WHAT THE TASK ASKS => Find the line with "Clone this chart in matplotlib." and the line with "plt.rcParams['font.family'] = ['Liberation", then repeat both of them and every line in between exactly. Omit the pictures.

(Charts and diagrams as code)
━━━━━━━━━━

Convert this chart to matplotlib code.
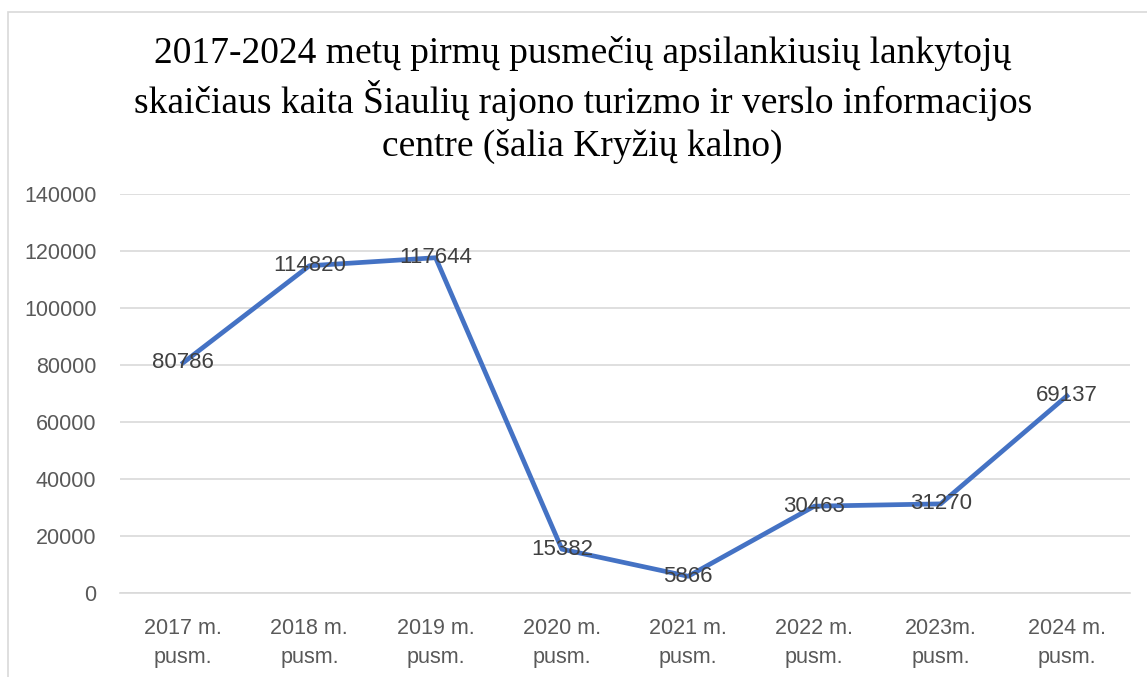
import matplotlib
matplotlib.use("Agg")
import matplotlib.pyplot as plt
from matplotlib.patches import Rectangle

# duomenys
metai = ["2017 m.\npusm.", "2018 m.\npusm.", "2019 m.\npusm.", "2020 m.\npusm.",
         "2021 m.\npusm.", "2022 m.\npusm.", "2023m.\npusm.", "2024 m.\npusm."]
lankytojai = [80786, 114820, 117644, 15382, 5866, 30463, 31270, 69137]
y_ticks = [0, 20000, 40000, 60000, 80000, 100000, 120000, 140000]

title = ("2017-2024 metų pirmų pusmečių apsilankiusių lankytojų\n"
         "skaičiaus kaita Šiaulių rajono turizmo ir verslo informacijos\n"
         "centre (šalia Kryžių kalno)")

W, H = 1147, 677
fig = plt.figure(figsize=(W / 100, H / 100), dpi=100)

# remelis aplink diagrama (desine ir apacia uz paveikslo ribu)
fig.patches.append(Rectangle((8 / W, -0.2), 1.2, 1.2 - 12 / H, transform=fig.transFigure,
                             fill=False, edgecolor="#D9D9D9", linewidth=1.2))

ax = fig.add_axes([120 / W, 1 - 593 / H, (1130 - 120) / W, (593 - 194) / H])
x = list(range(len(metai)))
ax.plot(x, lankytojai, color="#4472C4", linewidth=3.4, solid_joinstyle="round", zorder=3)
for xi, v in zip(x, lankytojai):
    ax.text(xi, v, str(v), ha="center", va="center", fontsize=16,
            family="Liberation Sans", color="#404040", zorder=4)

ax.set_xlim(-0.5, len(metai) - 0.5)
ax.set_ylim(0, 140000)
ax.set_yticks(y_ticks)
ax.set_yticklabels([str(t) for t in y_ticks])
ax.set_xticks(x)
ax.set_xticklabels(metai, linespacing=1.5)
ax.grid(axis="y", color="#D9D9D9", linewidth=1.2)
ax.set_axisbelow(True)
for s in ["top", "right", "left"]:
    ax.spines[s].set_visible(False)
ax.spines["bottom"].set_color("#D9D9D9")
ax.spines["bottom"].set_linewidth(1.2)
ax.tick_params(length=0, labelsize=15.5, labelcolor="#595959")
ax.tick_params(axis="y", pad=17)
ax.tick_params(axis="x", pad=18)
for lab in ax.get_xticklabels() + ax.get_yticklabels():
    lab.set_family("Liberation Sans")

fig.text(0.508, 1 - 100 / H, title, ha="center", va="center", fontsize=27,
         family="Liberation Serif", color="black", linespacing=1.28)

fig.savefig("out.png", dpi=100, facecolor="white")
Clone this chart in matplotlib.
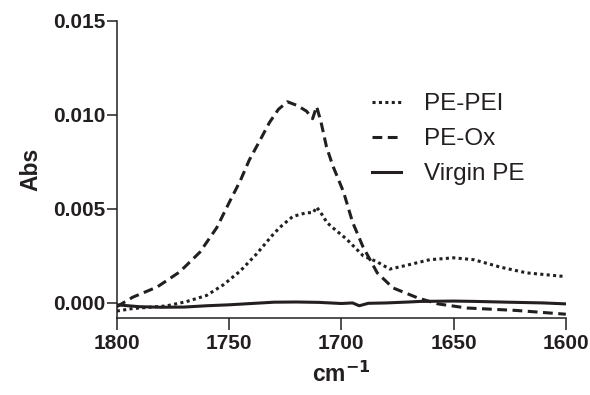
import numpy as np
import matplotlib
matplotlib.use("Agg")
import matplotlib.pyplot as plt

plt.rcParams['font.family'] = ['Liberation Sans', 'DejaVu Sans']

# PE-PEI (dotted)
pei_wn = [1800, 1793, 1778, 1769, 1760, 1752.6, 1745, 1737.8, 1730, 1726.6, 1721.6,
          1715.5, 1712.5, 1711, 1708, 1706.6, 1703.8, 1697.7, 1690.2, 1684.3, 1678.4,
          1671, 1660.6, 1650, 1641, 1629, 1617.5, 1600]
pei_abs = [-0.00043, -0.0003, -0.00016, 0.00007, 0.0004, 0.00096, 0.0017, 0.0026, 0.0037,
           0.0041, 0.0046, 0.0048, 0.0048, 0.0051, 0.0046, 0.0043, 0.0040, 0.0034, 0.0025,
           0.0022, 0.0018, 0.0020, 0.0023, 0.0024, 0.0023, 0.0019, 0.0016, 0.0014]

# PE-Ox (dashed)
ox_wn = [1800, 1793, 1782, 1772, 1763, 1755.5, 1749.7, 1745, 1741, 1736, 1732, 1728, 1724,
         1719.6, 1715.5, 1712.8, 1711, 1709, 1706.6, 1703.8, 1699, 1695, 1690.4, 1684, 1677,
         1666, 1657, 1644, 1622, 1600]
ox_abs = [-0.0002, 0.0003, 0.00085, 0.00165, 0.0027, 0.0040, 0.0054, 0.0065, 0.0076, 0.0087,
          0.0096, 0.0103, 0.0107, 0.0105, 0.0102, 0.0098, 0.01045, 0.0096, 0.0083, 0.0073,
          0.0059, 0.0043, 0.0030, 0.0016, 0.0008, 0.00027, -0.00005, -0.00027, -0.0004, -0.0006]

# Virgin PE (solid)
vpe_wn = [1800, 1790, 1780, 1770, 1760, 1750, 1740, 1730, 1720, 1710, 1700, 1695, 1692,
          1688, 1680, 1670, 1665, 1650, 1640, 1626, 1610, 1600]
vpe_abs = [-0.0001, -0.0002, -0.00023, -0.00022, -0.00015, -0.0001, -0.00003, 0.00004,
           0.00005, 0.00003, -0.00003, 0.0, -0.00015, -0.00002, 0.0, 0.00005, 0.00008,
           0.0001, 0.00008, 0.00004, 0.0, -0.00005]

col = '#231f20'

fig = plt.figure(figsize=(5.9, 3.95), dpi=100)
ax = fig.add_axes([0.198, 0.195, 0.761, 0.752])

ax.plot(pei_wn, pei_abs, color=col, lw=2.2, linestyle=(0, (1.0, 1.1)), label="PE-PEI")
ax.plot(ox_wn, ox_abs, color=col, lw=2.2, linestyle=(0, (3.2, 1.8)), label="PE-Ox")
ax.plot(vpe_wn, vpe_abs, color=col, lw=2.2, label="Virgin PE")

ax.set_xlim(1800, 1600)
ax.set_ylim(-0.0008, 0.015)
ax.set_xticks([1800, 1750, 1700, 1650, 1600])
ax.set_yticks([0.0, 0.005, 0.010, 0.015])
ax.set_yticklabels(["0.000", "0.005", "0.010", "0.015"])

for s in ['top', 'right']:
    ax.spines[s].set_visible(False)
for s in ['left', 'bottom']:
    ax.spines[s].set_linewidth(1.1)
    ax.spines[s].set_color(col)

ax.tick_params(axis='y', length=7, width=1.1, pad=1, color=col)
ax.tick_params(axis='x', length=8.5, width=1.1, pad=3, color=col)
for lab in ax.get_xticklabels() + ax.get_yticklabels():
    lab.set_fontsize(15)
    lab.set_fontweight('bold')
    lab.set_color(col)

ax.set_ylabel("Abs", fontsize=16.5, fontweight='bold', color=col, labelpad=8)
ax.set_xlabel("cm$^{\\mathbf{-1}}$", fontsize=16.5, fontweight='bold', color=col, labelpad=6)

leg = ax.legend(loc='upper left', bbox_to_anchor=(0.52, 0.83), frameon=False,
                fontsize=17.5, handlelength=1.2, handletextpad=0.95, labelspacing=0.53)
for t in leg.get_texts():
    t.set_color(col)

fig.savefig("out.png", dpi=100)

━━━━━━━━━━

RESULT BELOW =>
Clone this chart in matplotlib.
import numpy as np
import matplotlib
matplotlib.use("Agg")
import matplotlib.pyplot as plt

plt.rcParams['font.family'] = ['Liberation Sans', 'DejaVu Sans']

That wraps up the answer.